Built in 1937, the structure takes up half a block. It’s been many things over many years following its demise as the go-to store for agricultural needs. Among the many former tenants: nail salons, martial arts studio, massage parlor, illegal apartments, even the Whidbey News-Times perched there years ago.

Rockwood purchased the 10,000-square foot building for $400,000 in July. How many millions it would go for if plopped in Seattle is hard to fathom given the average price of a Seattle home is $730,000, double from five years ago.

Called The Loft on Fidalgo & Dock, the building may not have sold for an urban price, but it’s come to resemble an upscale urbane Next Big Thing.

In just two months, Rockwood, husband, Patrick Bateman and son, Christopher Bateman, turned the rough exterior into an attractive sleek two-toned design with sky-blue window trim. Creamy white paint on the front’s triangular face brightens up not only the building but the entire block.
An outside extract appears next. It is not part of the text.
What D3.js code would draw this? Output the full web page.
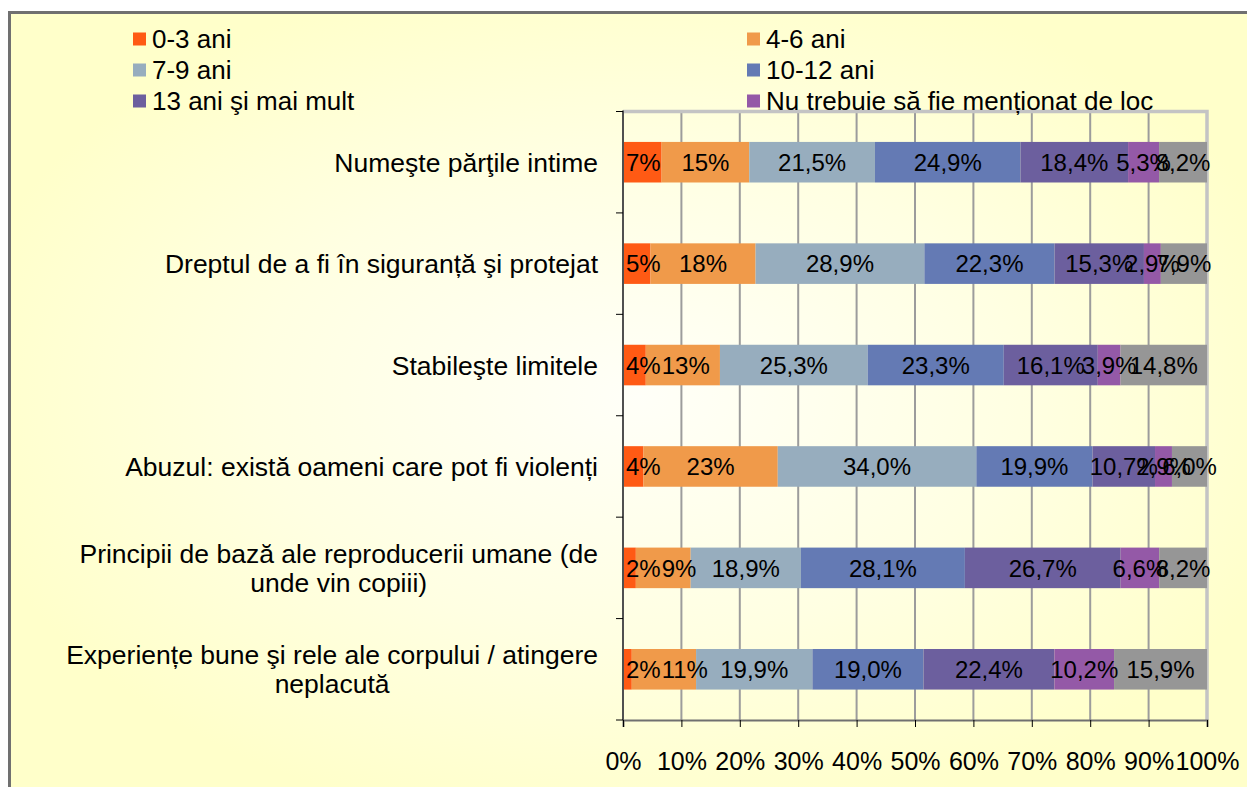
<!DOCTYPE html>
<html>
<head>
<meta charset="utf-8">
<script src="https://cdn.jsdelivr.net/npm/d3@7"></script>
<style>
  body { margin: 0; background: #ffffff; }
  text { font-family: "Liberation Sans", Arial, sans-serif; fill: #000000; }
</style>
</head>
<body>
<svg id="chart" width="1247" height="787"></svg>
<script>

// row labels, "\n" marks where the original wraps
var categories = [
    "Numeşte părţile intime",
    "Dreptul de a fi în siguranță şi protejat",
    "Stabileşte limitele",
    "Abuzul: există oameni care pot fi violenți",
    "Principii de bază ale reproducerii umane (de\nunde vin copiii)",
    "Experiențe bune şi rele ale corpului / atingere\nneplacută"
];

var seriesNames = [ "0-3 ani", "4-6 ani", "7-9 ani", "10-12 ani", "13 ani şi mai mult", "Nu trebuie să fie menționat de loc", "" ];
var seriesColors = [ "#ff5a14", "#f09a4a", "#97adbe", "#647ab4", "#6c5f9e", "#9459a7", "#969696" ];

// percent per category, one array per series
var age0to3   = [ 6.6, 4.7, 3.9, 3.5, 2.2, 1.5 ];
var age4to6   = [ 15.0, 18.0, 12.7, 23.0, 9.4, 11.0 ];
var age7to9   = [ 21.5, 28.9, 25.3, 34.0, 18.9, 19.9 ];
var age10to12 = [ 24.9, 22.3, 23.3, 19.9, 28.1, 19.0 ];
var age13up   = [ 18.4, 15.3, 16.1, 10.7, 26.7, 22.4 ];
var notAtAll  = [ 5.3, 2.9, 3.9, 2.9, 6.6, 10.2 ];
var other     = [ 8.2, 7.9, 14.8, 6.0, 8.2, 15.9 ];

var tickValues = [ 0, 0.1, 0.2, 0.3, 0.4, 0.5, 0.6, 0.7, 0.8, 0.9, 1 ];

var allSeries = [ age0to3, age4to6, age7to9, age10to12, age13up, notAtAll, other ];

var rows = categories.map( function( c, i ) {
    var r = { cat: c };
    allSeries.forEach( function( s, k ) { r[ "s" + k ] = s[ i ]; });
    return r;
});
var keys = allSeries.map( function( s, k ) { return "s" + k; } );

var stacked = d3.stack().keys( keys ).offset( d3.stackOffsetExpand )( rows );

var svg = d3.select( "#chart" );

// background
var defs = svg.append( "defs" );
var grad = defs.append( "radialGradient" )
    .attr( "id", "bg" )
    .attr( "cx", 0.5 ).attr( "cy", 0.48 ).attr( "r", 0.55 )
    ;
grad.append( "stop" ).attr( "offset", "0" ).attr( "stop-color", "#fffff8" );
grad.append( "stop" ).attr( "offset", "0.55" ).attr( "stop-color", "#ffffe2" );
grad.append( "stop" ).attr( "offset", "1" ).attr( "stop-color", "#ffffca" );

svg.append( "rect" )
    .attr( "x", 9.5 ).attr( "y", 12.5 )
    .attr( "width", 1260 ).attr( "height", 800 )
    .attr( "fill", "url(#bg)" )
    .attr( "stroke", "#707070" )
    .attr( "stroke-width", 3 )
    ;

var plotLeft = 623, plotRight = 1207, plotTop = 111.5, plotBottom = 720;

var x = d3.scaleLinear().domain( [ 0, 1 ] ).range( [ plotLeft, plotRight ] );
var y = d3.scaleBand().domain( categories ).range( [ plotTop, plotBottom ] )
    .paddingInner( 0.6 ).paddingOuter( 0.3 );

// grid
svg.append( "g" )
  .selectAll( "line" )
  .data( tickValues.slice( 1, -1 ) )
  .join( "line" )
    .attr( "x1", function( d ) { return x( d ); } )
    .attr( "x2", function( d ) { return x( d ); } )
    .attr( "y1", plotTop ).attr( "y2", plotBottom )
    .attr( "stroke", "#9c9c9c" )
    .attr( "stroke-width", 2 )
    ;

// plot border top + right
svg.append( "path" )
    .attr( "d", "M" + plotLeft + "," + plotTop + "H" + plotRight + "V" + plotBottom )
    .attr( "fill", "none" )
    .attr( "stroke", "#c4c4c4" )
    .attr( "stroke-width", 3.5 )
    ;

// bars
var layer = svg.append( "g" )
  .selectAll( "g" )
  .data( stacked )
  .join( "g" )
    .attr( "fill", function( d, i ) { return seriesColors[ i ]; } )
    ;

layer.selectAll( "rect" )
  .data( function( d ) { return d; } )
  .join( "rect" )
    .attr( "x", function( d ) { return x( d[ 0 ] ); } )
    .attr( "width", function( d ) { return x( d[ 1 ] ) - x( d[ 0 ] ); } )
    .attr( "y", function( d ) { return y( d.data.cat ); } )
    .attr( "height", y.bandwidth() )
    ;

// value labels
var fmtLabel = function( v, k ) {
    if ( k < 2 ) { return Math.round( v ) + "%"; }
    return v.toFixed( 1 ).replace( ".", "," ) + "%";
};
var lastRight = {};   // right edge of the previous label on each row
stacked.forEach( function( s, k ) {
    svg.append( "g" )
      .selectAll( "text" )
      .data( s )
      .join( "text" )
        .text( function( d ) { return fmtLabel( d.data[ s.key ], k ); } )
        .attr( "x", function( d ) { return ( x( d[ 0 ] ) + x( d[ 1 ] ) ) / 2; } )
        .attr( "y", function( d ) { return y( d.data.cat ) + y.bandwidth() / 2; } )
        .attr( "dy", "0.36em" )
        .style( "font-size", "24px" )
        .style( "text-anchor", "middle" )
        .each( function( d ) {
            var w = this.getComputedTextLength();
            var cx = +this.getAttribute( "x" );
            // keep labels off the axis, and push the small 4-6 labels clear of the first one
            var minLeft = plotLeft + 3;
            if ( k == 1 ) { minLeft = lastRight[ d.data.cat ] + 1; }
            if ( cx - w / 2 < minLeft ) { cx = minLeft + w / 2; this.setAttribute( "x", cx ); }
            lastRight[ d.data.cat ] = cx + w / 2;
        })
        ;
});

// value axis
var xAxis = svg.append( "g" )
    .attr( "transform", "translate(0," + plotBottom + ")" )
    .call( d3.axisBottom( x ).tickValues( tickValues ).tickFormat( d3.format( ".0%" ) ).tickSize( 7 ).tickPadding( 25 ) )
    ;
xAxis.select( ".domain" ).attr( "stroke", "#707070" ).attr( "stroke-width", 2 );
xAxis.selectAll( ".tick line" ).attr( "stroke", "#000000" );
xAxis.selectAll( "text" )
    .style( "font-size", "25px" )
    .style( "font-family", "'Liberation Sans', Arial, sans-serif" )
    .attr( "fill", "#000000" )
    ;

// category axis line + ticks at band edges
var gap = ( y.step() - y.bandwidth() ) / 2;
var edges = categories.map( function( c ) { return y( c ) - gap; } ).concat( [ plotBottom ] );
svg.append( "line" )
    .attr( "x1", plotLeft ).attr( "x2", plotLeft )
    .attr( "y1", plotTop - 1 ).attr( "y2", plotBottom )
    .attr( "stroke", "#505050" )
    .attr( "stroke-width", 2 )
    ;
svg.append( "g" )
  .selectAll( "line" )
  .data( edges )
  .join( "line" )
    .attr( "x1", plotLeft - 7 ).attr( "x2", plotLeft )
    .attr( "y1", function( d ) { return d; } )
    .attr( "y2", function( d ) { return d; } )
    .attr( "stroke", "#000000" )
    ;

// category labels
var labelRight = 598, lineH = 29;
categories.forEach( function( c ) {
    var lines = c.split( "\n" );
    var cy = y( c ) + y.bandwidth() / 2;
    var g = svg.append( "g" );
    var texts = g.selectAll( "text" )
      .data( lines )
      .join( "text" )
        .text( function( d ) { return d; } )
        .attr( "y", function( d, i ) { return cy + ( i - ( lines.length - 1 ) / 2 ) * lineH; } )
        .attr( "dy", "0.36em" )
        .style( "font-size", "26.5px" )
        ;
    if ( lines.length == 1 ) {
        texts.attr( "x", labelRight ).style( "text-anchor", "end" );
    } else {
        var w = d3.max( texts.nodes(), function( n ) { return n.getComputedTextLength(); } );
        texts.attr( "x", labelRight - w / 2 ).style( "text-anchor", "middle" );
    }
});

// legend (two columns, grey series has no entry)
var legendCols = [ 133, 747 ];
var legendRows = [ 39, 70, 101 ];
var legendItems = seriesNames.slice( 0, 6 );
var leg = svg.append( "g" )
  .selectAll( "g" )
  .data( legendItems )
  .join( "g" )
    .attr( "transform", function( d, i ) {
        return "translate(" + legendCols[ i % 2 ] + "," + legendRows[ Math.floor( i / 2 ) ] + ")";
    })
    ;
leg.append( "rect" )
    .attr( "x", 0 ).attr( "y", -6.5 )
    .attr( "width", 13 ).attr( "height", 13 )
    .attr( "fill", function( d, i ) { return seriesColors[ i ]; } )
    ;
leg.append( "text" )
    .text( function( d ) { return d; } )
    .attr( "x", 19 )
    .attr( "dy", "0.36em" )
    .style( "font-size", "26px" )
    ;

</script>
</body>
</html>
On its backside, which extends down a slope, Rockwood decided to make it as classy as the front. Birdhouses in different primary colors with long extended threads of wood provide an exclamation point and focal point.

“I wanted to be able to catch attention of people on Pioneer Way,” Rockwood said. “And I thought birdhouses were fitting for a Feed & Seed store.”

Rockwood is a 1981 graduate of Oak Harbor High School and now lives in Mount Vernon. She is a Realtor with 25 years experience and a flair for envisioning potential in rundown properties.

On the Loft’s top floor, she sees a retro lounge serving craft cocktails to customers taking in the panoramic view. Next to it, a micro-brewery would fit in nicely, she said, and both could share a small kitchen.

Currently, The Loft is filled with a diverse collection of artwork from artists Whidbey-wide. The pop-up gallery, Skulpt Too, is the sequel to Skulpt, which filled an empty Pioneer Way storefront with art work in the spring.

Therese Kingsbury, founder of the quirky Rogue One Guerrilla Arts Network, approached Rockwood with the idea to fill The Loft with beautiful artwork while tenants were being sought. So far, 35 artists have work on display. Oak Harbor artist Tina Christiansen also set up a temporary studio in a spacious, sun-dappled room where her colorful paintings and silk scarves pop against the wood beams and high ceiling.

“We have woodworkers, metal artists, ceramic, large paintings,” Kingsbury said. “So many have their work stored away. Why do people not have their eyes on this stuff? It gives a chance for artists to display and the public to see it.”

On the building’s exterior, a metal sculpture “The Heart of a Soldier” contains locks with engravings from family and friends of military members. So far, Rockwood has given away 60 of 100 locks that include the cost of engraving.

“I wanted a way to honor veterans that was special and lasting,” she said.

• Skulpt Too art galleries are open 2-6 p.m. Friday and Saturday and 2-4 p.m. Sunday or by appointment. Call 360-969-5621. Saturday, Oct. 28, free public events include mask-making for kids from 2-5 p.m., gallery reception from 5-9 p.m. followed by a masquerade party. The Loft is located at 715 SE Fidalgo Avenue, Oak Harbor. Call 206-372-0374 for more information.

 

Annabelle Rockwood, the new owner of the old Feed & Seed store on Fidalgo Avenue. Rockwood purchased the Oak Harbor building in July, renovated it in record time and is seeking a diverse group of tentants to fill the 10,000-square foot space. Photos by Patricia Guthrie/Whidbey News-Times

Annabelle Rockwood (left) chats with Therese Kingsbury and Richard Nash in the pop-up gallery, Skulpt Too. Nash is one of dozens of artists showing artwork in several rooms on building’s first floor.

Therese Kingsbury shows “The Heart of a Soldier” on the side of The Loft building. Locks are attached that honor military members. It was built at CNB Iron Works Construction.

Owner Annabelle Rockwood envisions a vintage cocktail lounge on The Loft’s top floor.

Rockwood sits in a bright corner of the first floor of The Loft where a bagel shop plans to open in the spring.

This piece by Lane Tompkins of Freeland Art Studios is part of hundreds of pieces of art filling The Loft’s pop-up Sculpt Too gallery. Many events are planned through December, including on Saturday, Oct 28: From 2 to 5 p.m. mask-making workshop for kids; 5 to 9 p.m. art reception and an after hours Masquerade Gala.